On May 30, 2017, in Impression Products, Inc v Lexmark International, Inc, the United States Supreme Court held that “a patentee’s decision to sell a product exhausts all of its patent rights in that item, regardless of any restrictions the patentee purports to impose or the location of the sale”.

The patentee, Lexmark International, Inc, sells printer toner cartridges to consumers in the US and abroad through two programs. It sells toner cartridges at full price with no restrictions. It also sells them at a discount through its “Return Program”. In exchange, a customer signs a contract agreeing to use the cartridge only once and to refrain from transferring the empty one to anyone but Lexmark (single-use/no-resale restriction).

Impression Products, Inc refurbishes and resells cartridges originally sold by Lexmark in the US or abroad.

Lexmark sued Impression for patent infringement. Impression asserted patent exhaustion, arguing that Lexmark exhausted all of its patent rights when it sold the cartridges domestically or abroad, regardless of the single-use/no-resale restriction.

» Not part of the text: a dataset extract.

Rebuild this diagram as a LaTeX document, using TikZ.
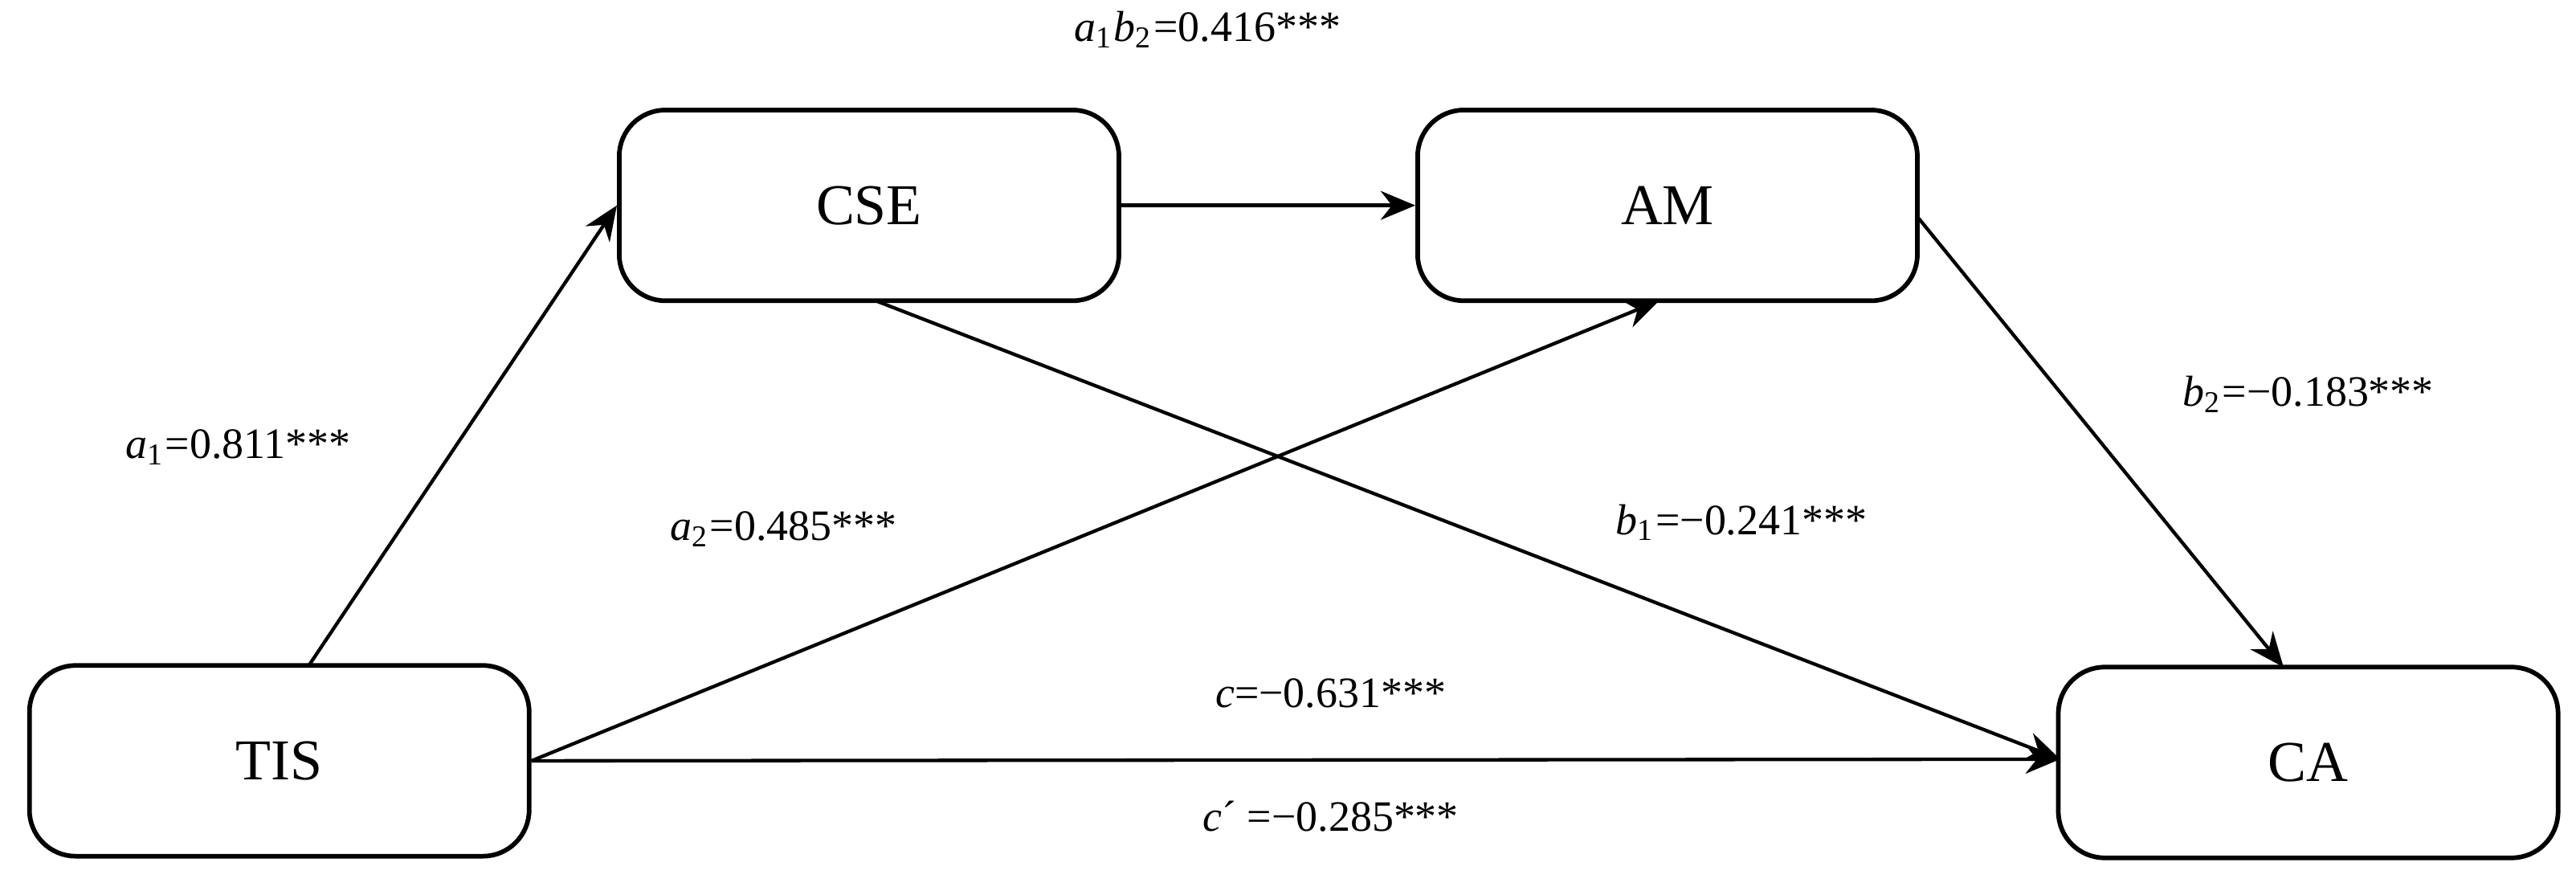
\documentclass[tikz,border=0pt]{standalone}
\usepackage{fontspec}
\setmainfont{Liberation Serif}
\usetikzlibrary{arrows.meta}
\newcommand{\vsub}[2]{\textit{#1}\textsubscript{#2}}
\begin{document}
\begin{tikzpicture}[x=0.01cm,y=-0.01cm,
	box/.style={draw=black, thick, rounded corners=8pt, minimum width=3.04cm, minimum height=1.16cm, font=\fontsize{10}{12}\selectfont},
	lab/.style={font=\fontsize{7.5}{9}\selectfont},
	arr/.style={-{Stealth[length=6pt,width=5pt]}, semithick}]
	\useasboundingbox (0,0) rectangle (1568,537);

	\node[box] (TIS) at (170,463) {TIS};
	\node[box] (CSE) at (529,125) {CSE};
	\node[box] (AM)  at (1015,125) {AM};
	\node[box] (CA)  at (1405,464) {CA};

	\coordinate (tistop) at (188,405);
	\coordinate (cabot)  at (1254,462);

	\path [arr] (tistop)       edge (CSE.west);
	\path [arr] (CSE)          edge (AM);
	\path [arr] (TIS.east)     edge (1010,183);
	\path [arr] (533,183)      edge (cabot);
	\path [arr] (1168,133)     edge (1390,406);
	\path [arr] (TIS.east)     edge (cabot);

	\node[lab] (lab1) at (735,18)   {\vsub{a}{1}\vsub{b}{2}=0.416***};
	\node[lab] (lab2) at (145,272)  {\vsub{a}{1}=0.811***};
	\node[lab] (lab3) at (477,322)  {\vsub{a}{2}=0.485***};
	\node[lab] (lab4) at (1060,318) {\vsub{b}{1}=−0.241***};
	\node[lab] (lab5) at (1405,240) {\vsub{b}{2}=−0.183***};
	\node[lab] (lab6) at (810,422)  {\textit{c}=−0.631***};
	\node[lab] (lab7) at (810,497)  {\textit{c}´ =−0.285***};
\end{tikzpicture}
\end{document}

Regarding Lexmark’s domestic sales under the Return Program, the Supreme Court concluded that Lexmark exhausted its patent rights in these cartridges the moment it sold them and that the single-use/no-resale restriction was not enforceable under patent law. The Supreme Court relied on the common law principle against restraints on alienation. It reasoned that once a patentee sells an item, it has “enjoyed all the rights secured” by the patent monopoly and that item becomes the “private, individual property” of the purchaser with all of the rights and benefits of ownership.

The Supreme Court applied a similar rationale to Lexmark’s international sales, holding that “nothing in the text or history of the Patent Act shows that Congress intended to confine that borderless common law principle to domestic sales”.